Captée au Teatro alla Scala (Milan) en septembre 2009, la mise en scène de Robert Wilson charme d’emblée par un univers pastoral esthétisant, avec cyprès, animaux, chœur de nymphes et bergers. Le statisme relatif est brisé par les bonds d’un singe – le symbole chrétien de l’homme déchu au Moyen Âge prit ensuite une signification plus large, telle cette satire de la vanité croquée par von Max dans un célèbre Singes en critiques d’art (1889) –, mais c’est surtout Nicola Strada, danseur-oiseau, qui anime des scènes aux gestes codifiés. Les Enfers favorisent paroi minérale et géométrie implacable où la pénombre accentue l’aspect pupi des maquillages.

Vaillance et grand souffle caractérisent Georg Nigl, rôle-titre dont la gouaille initiale, quasi populaire, laisse place à une lamentation très ornée, aux attaques douces. Roberta Invernizzi plaît (La Musica, Euridice, Eco), moins pourtant que Sara Mingardo (Messagera, Speranza), bouleversante d’expressivité et de nuance.
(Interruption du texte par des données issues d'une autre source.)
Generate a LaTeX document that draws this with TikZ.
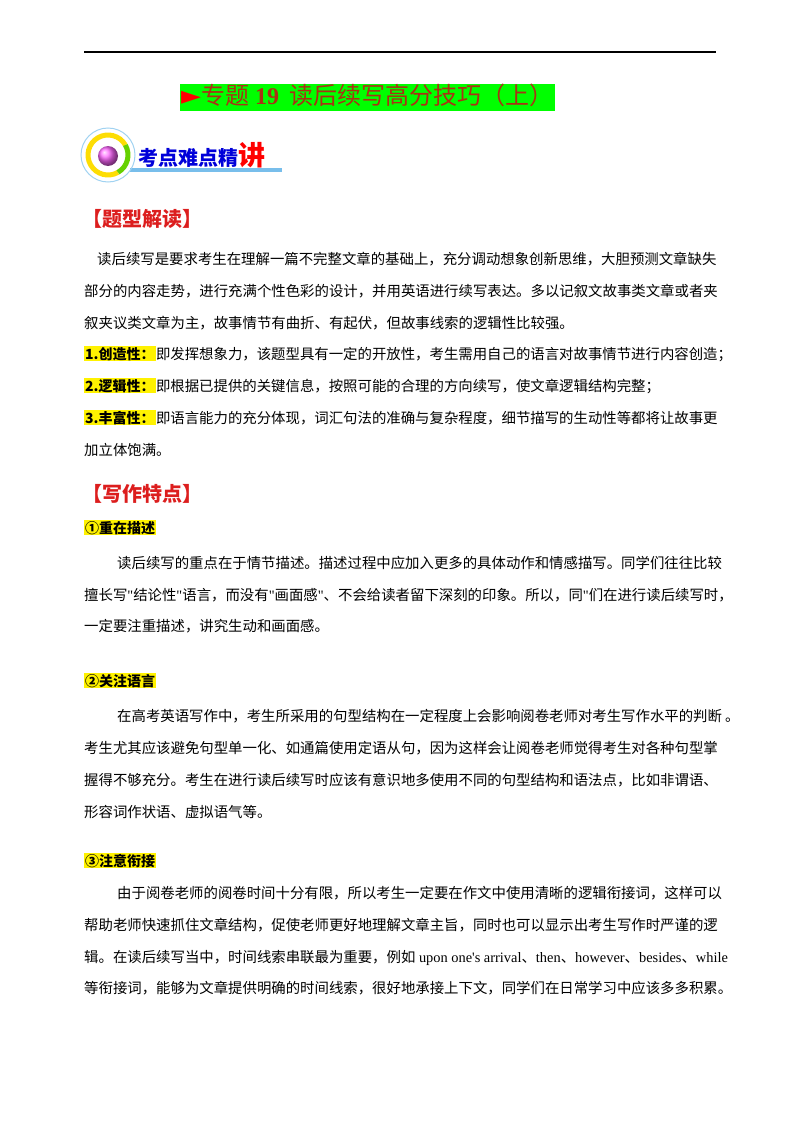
\documentclass[tikz,border=0pt]{standalone}
\usepackage{fontspec}
\setmainfont{Noto Sans CJK SC}
\newfontfamily\lat{Liberation Serif}
\newfontfamily\djv{DejaVu Sans}
\newcommand{\qq}{{\lat"}}
\definecolor{ttl}{RGB}{170,50,20}
\definecolor{hred}{RGB}{220,30,30}
\definecolor{lblue}{RGB}{120,190,235}
\begin{document}
\begin{tikzpicture}[x=1pt,y=-1pt,
 body/.style={anchor=base west,inner sep=0,font=\fontsize{14.4}{18}\selectfont},
 hl/.style={anchor=base west,inner sep=1pt,fill=yellow,font=\fontsize{14}{16}\selectfont\bfseries},
 head/.style={anchor=base west,inner sep=0,text=hred,font=\fontsize{20}{24}\selectfont\bfseries}]
\useasboundingbox (0,0) rectangle (800,1132);
\draw[line width=1.6pt] (84,52) -- (716,52);
\fill[green] (180,84) rectangle (555,111);
\node[anchor=base west,inner sep=0,text=ttl,font=\fontsize{24}{26}\selectfont] (title) at (181,104) {\textcolor{red}{\djv\fontsize{26}{26}\selectfont ►}专题{\lat\bfseries\ 19}\ \ 读后续写高分技巧（上）};
% logo
\fill[lblue] (130,168) rectangle (282,172);
\draw[lblue!70,line width=1pt] (108,155) circle (27);
\draw[yellow!80!orange,line width=5pt] (108,155) ++(60:20) arc (60:330:20);
\draw[green!70!black!60!yellow,line width=5pt] (108,155) ++(-30:20) arc (-30:60:20);
\shade[ball color=magenta!60] (108,156) circle (10);
\node[anchor=base west,inner sep=0,text=blue!85!black,font=\fontsize{20}{22}\selectfont\bfseries] (kd) at (138,165) {考点难点精};
\node[anchor=base west,inner sep=0,text=red,font=\fontsize{27}{28}\selectfont\bfseries] (kj) at (kd.base east) {讲};
% section 1
\node[head] (h1) at (82,226) {【题型解读】};
\node[body] (l1) at (97,264) {读后续写是要求考生在理解一篇不完整文章的基础上，充分调动想象创新思维，大胆预测文章缺失};
\node[body] (l2) at (84,296) {部分的内容走势，进行充满个性色彩的设计，并用英语进行续写表达。多以记叙文故事类文章或者夹};
\node[body] (l3) at (84,328) {叙夹议类文章为主，故事情节有曲折、有起伏，但故事线索的逻辑性比较强。};
\node[hl] (c1) at (84,359) {1.创造性：};
\node[body] (l4) at (c1.base east) {即发挥想象力，该题型具有一定的开放性，考生需用自己的语言对故事情节进行内容创造；};
\node[hl] (c2) at (84,391) {2.逻辑性：};
\node[body] (l5) at (c2.base east) {即根据已提供的关键信息，按照可能的合理的方向续写，使文章逻辑结构完整；};
\node[hl] (c3) at (84,423) {3.丰富性：};
\node[body] (l6) at (c3.base east) {即语言能力的充分体现，词汇句法的准确与复杂程度，细节描写的生动性等都将让故事更};
\node[body] (l7) at (84,455) {加立体饱满。};
% section 2
\node[head] (h2) at (82,501) {【写作特点】};
\node[hl] (s1) at (84,533) {①重在描述};
\node[body] (a1) at (117,568) {读后续写的重点在于情节描述。描述过程中应加入更多的具体动作和情感描写。同学们往往比较};
\node[body] (a2) at (84,600) {擅长写\qq 结论性\qq 语言，而没有\qq 画面感\qq 、不会给读者留下深刻的印象。所以，同\qq 们在进行读后续写时，};
\node[body] (a3) at (84,631) {一定要注重描述，讲究生动和画面感。};
\node[hl] (s2) at (84,686) {②关注语言};
\node[body] (b1) at (117,721) {在高考英语写作中，考生所采用的句型结构在一定程度上会影响阅卷老师对考生写作水平的判断 。};
\node[body] (b2) at (84,753) {考生尤其应该避免句型单一化、如通篇使用定语从句，因为这样会让阅卷老师觉得考生对各种句型掌};
\node[body] (b3) at (84,785) {握得不够充分。考生在进行读后续写时应该有意识地多使用不同的句型结构和语法点，比如非谓语、};
\node[body] (b4) at (84,817) {形容词作状语、虚拟语气等。};
\node[hl] (s3) at (84,866) {③注意衔接};
\node[body] (d1) at (117,898) {由于阅卷老师的阅卷时间十分有限，所以考生一定要在作文中使用清晰的逻辑衔接词，这样可以};
\node[body] (d2) at (84,930) {帮助老师快速抓住文章结构，促使老师更好地理解文章主旨，同时也可以显示出考生写作时严谨的逻};
\node[body] (d3) at (84,962) {辑。在读后续写当中，时间线索串联最为重要，例如{\lat\ upon one's arrival}、{\lat then}、{\lat however}、{\lat besides}、{\lat while}};
\node[body] (d4) at (84,993) {等衔接词，能够为文章提供明确的时间线索，很好地承接上下文，同学们在日常学习中应该多多积累。};
\end{tikzpicture}
\end{document}
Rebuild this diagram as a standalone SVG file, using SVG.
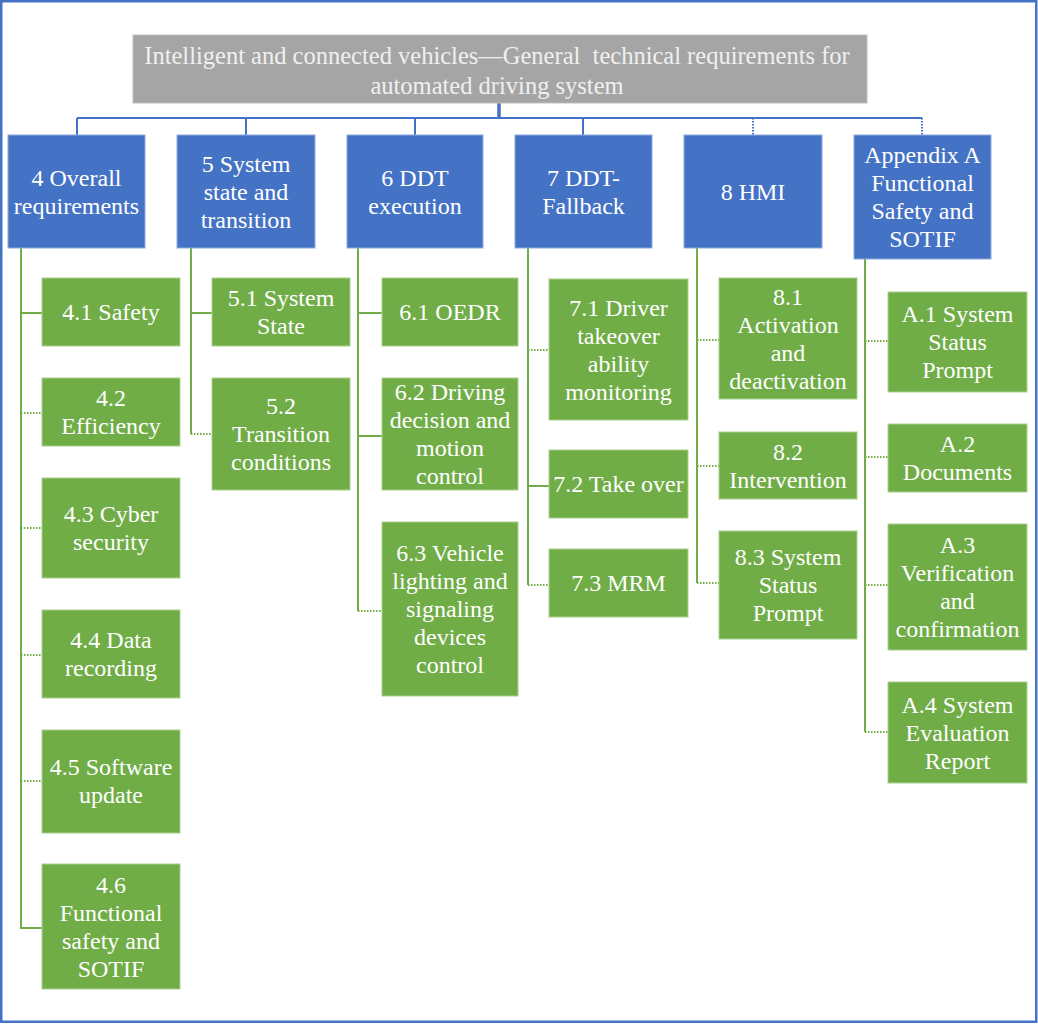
<svg xmlns="http://www.w3.org/2000/svg" width="1038" height="1024" viewBox="0 0 1038 1024">
<style>
.t{font-family:'Liberation Serif','DejaVu Serif',serif;font-size:24px;fill:#ffffff;text-anchor:middle;dominant-baseline:central}
.tt{font-family:'Liberation Serif','DejaVu Serif',serif;font-size:24.5px;fill:#F0F0F0;text-anchor:middle;dominant-baseline:central}
.blue{fill:#4472C4;stroke:#8FAADC;stroke-width:1}
.green{fill:#70AD47;stroke:#A9D18E;stroke-width:1}
.bl{stroke:#4472C4;stroke-width:2;fill:none}
.gl{stroke:#70AD47;stroke-width:2;fill:none}
.gd{stroke:#70AD47;stroke-width:2;fill:none;stroke-dasharray:1.5 1.5}
.bd{stroke:#4472C4;stroke-width:2;fill:none;stroke-dasharray:1.5 1.5}
</style>
<rect x="0" y="0" width="1038" height="1024" fill="#ffffff"/>
<rect x="1.25" y="1.25" width="1035" height="1020.5" fill="none" stroke="#4472C4" stroke-width="2.5"/>
<g id="connectors">
<line x1="499" y1="103" x2="499" y2="118" stroke="#4472C4" stroke-width="3.5"/>
<line class="bl" x1="77" y1="118" x2="922" y2="118"/>
<line class="bl" x1="77" y1="118" x2="77" y2="135"/>
<line class="bl" x1="246" y1="118" x2="246" y2="135"/>
<line class="bl" x1="415" y1="118" x2="415" y2="135"/>
<line class="bl" x1="583" y1="118" x2="583" y2="135"/>
<line class="bd" x1="753" y1="118" x2="753" y2="135"/>
<line class="bd" x1="922" y1="118" x2="922" y2="135"/>
<line class="gl" x1="21" y1="248" x2="21" y2="928"/>
<line class="gl" x1="21" y1="313" x2="42" y2="313"/>
<line class="gd" x1="21" y1="413" x2="42" y2="413"/>
<line class="gd" x1="21" y1="528" x2="42" y2="528"/>
<line class="gd" x1="21" y1="655" x2="42" y2="655"/>
<line class="gd" x1="21" y1="781" x2="42" y2="781"/>
<line class="gl" x1="20" y1="928" x2="42" y2="928"/>
<line class="gl" x1="191" y1="248" x2="191" y2="434"/>
<line class="gl" x1="191" y1="313" x2="212" y2="313"/>
<line class="gd" x1="191" y1="434" x2="212" y2="434"/>
<line class="gl" x1="358" y1="248" x2="358" y2="611"/>
<line class="gl" x1="358" y1="313" x2="382" y2="313"/>
<line class="gl" x1="358" y1="436" x2="382" y2="436"/>
<line class="gd" x1="358" y1="611" x2="382" y2="611"/>
<line class="gl" x1="528" y1="248" x2="528" y2="585"/>
<line class="gd" x1="528" y1="350" x2="549" y2="350"/>
<line class="gl" x1="528" y1="486" x2="549" y2="486"/>
<line class="gd" x1="528" y1="585" x2="549" y2="585"/>
<line class="gl" x1="697" y1="248" x2="697" y2="583"/>
<line class="gd" x1="697" y1="340" x2="719" y2="340"/>
<line class="gd" x1="697" y1="466" x2="719" y2="466"/>
<line class="gd" x1="697" y1="583" x2="719" y2="583"/>
<line class="gl" x1="865" y1="259" x2="865" y2="732"/>
<line class="gd" x1="865" y1="341" x2="888" y2="341"/>
<line class="gd" x1="865" y1="457" x2="888" y2="457"/>
<line class="gd" x1="865" y1="585" x2="888" y2="585"/>
<line class="gd" x1="865" y1="732" x2="888" y2="732"/>
</g>
<g id="title">
<rect x="133" y="35" width="734" height="68" fill="#A5A5A5" stroke="#BFBFBF" stroke-width="1"/>
<text class="tt" x="497" y="55">Intelligent and connected vehicles—General&#160; technical requirements for</text>
<text class="tt" x="497" y="85">automated driving system</text>
</g>
<g id="n4"><rect class="blue" x="8" y="135" width="137" height="113"/>
<text class="t"><tspan x="76.5" y="177.5">4 Overall</tspan><tspan x="76.5" y="205.5">requirements</tspan></text></g>
<g id="n5"><rect class="blue" x="177" y="135" width="138" height="113"/>
<text class="t"><tspan x="246" y="163.5">5 System</tspan><tspan x="246" y="191.5">state and</tspan><tspan x="246" y="219.5">transition</tspan></text></g>
<g id="n6"><rect class="blue" x="347" y="135" width="136" height="113"/>
<text class="t"><tspan x="415" y="177.5">6 DDT</tspan><tspan x="415" y="205.5">execution</tspan></text></g>
<g id="n7"><rect class="blue" x="515" y="135" width="137" height="113"/>
<text class="t"><tspan x="583.5" y="177.5">7 DDT-</tspan><tspan x="583.5" y="205.5">Fallback</tspan></text></g>
<g id="n8"><rect class="blue" x="684" y="135" width="138" height="113"/>
<text class="t"><tspan x="753" y="191.5">8 HMI</tspan></text></g>
<g id="nA"><rect class="blue" x="854" y="135" width="137" height="124"/>
<text class="t"><tspan x="922.5" y="155">Appendix A</tspan><tspan x="922.5" y="183">Functional</tspan><tspan x="922.5" y="211">Safety and</tspan><tspan x="922.5" y="239">SOTIF</tspan></text></g>
<g id="n4_1"><rect class="green" x="42" y="278" width="138" height="68"/>
<text class="t"><tspan x="111" y="312">4.1 Safety</tspan></text></g>
<g id="n4_2"><rect class="green" x="42" y="378" width="138" height="68"/>
<text class="t"><tspan x="111" y="398">4.2</tspan><tspan x="111" y="426">Efficiency</tspan></text></g>
<g id="n4_3"><rect class="green" x="42" y="478" width="138" height="100"/>
<text class="t"><tspan x="111" y="514">4.3 Cyber</tspan><tspan x="111" y="542">security</tspan></text></g>
<g id="n4_4"><rect class="green" x="42" y="610" width="138" height="88"/>
<text class="t"><tspan x="111" y="640">4.4 Data</tspan><tspan x="111" y="668">recording</tspan></text></g>
<g id="n4_5"><rect class="green" x="42" y="730" width="138" height="103"/>
<text class="t"><tspan x="111" y="767">4.5 Software</tspan><tspan x="111" y="795">update</tspan></text></g>
<g id="n4_6"><rect class="green" x="42" y="864" width="138" height="125"/>
<text class="t"><tspan x="111" y="884.5">4.6</tspan><tspan x="111" y="912.5">Functional</tspan><tspan x="111" y="940.5">safety and</tspan><tspan x="111" y="968.5">SOTIF</tspan></text></g>
<g id="n5_1"><rect class="green" x="212" y="278" width="138" height="68"/>
<text class="t"><tspan x="281" y="298">5.1 System</tspan><tspan x="281" y="326">State</tspan></text></g>
<g id="n5_2"><rect class="green" x="212" y="378" width="138" height="112"/>
<text class="t"><tspan x="281" y="406">5.2</tspan><tspan x="281" y="434">Transition</tspan><tspan x="281" y="462">conditions</tspan></text></g>
<g id="n6_1"><rect class="green" x="382" y="278" width="136" height="68"/>
<text class="t"><tspan x="450" y="312">6.1 OEDR</tspan></text></g>
<g id="n6_2"><rect class="green" x="382" y="378" width="136" height="112"/>
<text class="t"><tspan x="450" y="392">6.2 Driving</tspan><tspan x="450" y="420">decision and</tspan><tspan x="450" y="448">motion</tspan><tspan x="450" y="476">control</tspan></text></g>
<g id="n6_3"><rect class="green" x="382" y="522" width="136" height="174"/>
<text class="t"><tspan x="450" y="553">6.3 Vehicle</tspan><tspan x="450" y="581">lighting and</tspan><tspan x="450" y="609">signaling</tspan><tspan x="450" y="637">devices</tspan><tspan x="450" y="665">control</tspan></text></g>
<g id="n7_1"><rect class="green" x="549" y="279" width="139" height="141"/>
<text class="t"><tspan x="618.5" y="307.5">7.1 Driver</tspan><tspan x="618.5" y="335.5">takeover</tspan><tspan x="618.5" y="363.5">ability</tspan><tspan x="618.5" y="391.5">monitoring</tspan></text></g>
<g id="n7_2"><rect class="green" x="549" y="450" width="139" height="68"/>
<text class="t"><tspan x="618.5" y="484">7.2 Take over</tspan></text></g>
<g id="n7_3"><rect class="green" x="549" y="549" width="139" height="68"/>
<text class="t"><tspan x="618.5" y="583">7.3 MRM</tspan></text></g>
<g id="n8_1"><rect class="green" x="719" y="278" width="138" height="121"/>
<text class="t"><tspan x="788" y="296.5">8.1</tspan><tspan x="788" y="324.5">Activation</tspan><tspan x="788" y="352.5">and</tspan><tspan x="788" y="380.5">deactivation</tspan></text></g>
<g id="n8_2"><rect class="green" x="719" y="432" width="138" height="67"/>
<text class="t"><tspan x="788" y="451.5">8.2</tspan><tspan x="788" y="479.5">Intervention</tspan></text></g>
<g id="n8_3"><rect class="green" x="719" y="531" width="138" height="108"/>
<text class="t"><tspan x="788" y="557">8.3 System</tspan><tspan x="788" y="585">Status</tspan><tspan x="788" y="613">Prompt</tspan></text></g>
<g id="nA_1"><rect class="green" x="888" y="292" width="139" height="100"/>
<text class="t"><tspan x="957.5" y="314">A.1 System</tspan><tspan x="957.5" y="342">Status</tspan><tspan x="957.5" y="370">Prompt</tspan></text></g>
<g id="nA_2"><rect class="green" x="888" y="424" width="139" height="68"/>
<text class="t"><tspan x="957.5" y="444">A.2</tspan><tspan x="957.5" y="472">Documents</tspan></text></g>
<g id="nA_3"><rect class="green" x="888" y="524" width="139" height="126"/>
<text class="t"><tspan x="957.5" y="545">A.3</tspan><tspan x="957.5" y="573">Verification</tspan><tspan x="957.5" y="601">and</tspan><tspan x="957.5" y="629">confirmation</tspan></text></g>
<g id="nA_4"><rect class="green" x="888" y="682" width="139" height="101"/>
<text class="t"><tspan x="957.5" y="704.5">A.4 System</tspan><tspan x="957.5" y="732.5">Evaluation</tspan><tspan x="957.5" y="760.5">Report</tspan></text></g>
</svg>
On est séduit par le soprano Raffaella Milanesi (Proserpina), souple et chaleureux, Giovanni Battista Parodi (Plutone) au grave sain et profond, et Luigi De Donato (Caronte), d’une ferme autorité – applaudi en Plutone de L’Orfeo de Rossi [lire notre chronique du 4 février 2016]. Enfin, Furio Zanasi (Apollo) offre un chant facile et fervent. En fidèle du compositeur [lire notre critique du CD Vespro della Beata Vergine et notre chronique du 22 juin 2005], Rinaldo Alessandrini guide orchestre maison et Concerto Italiano avec la distinction attendue.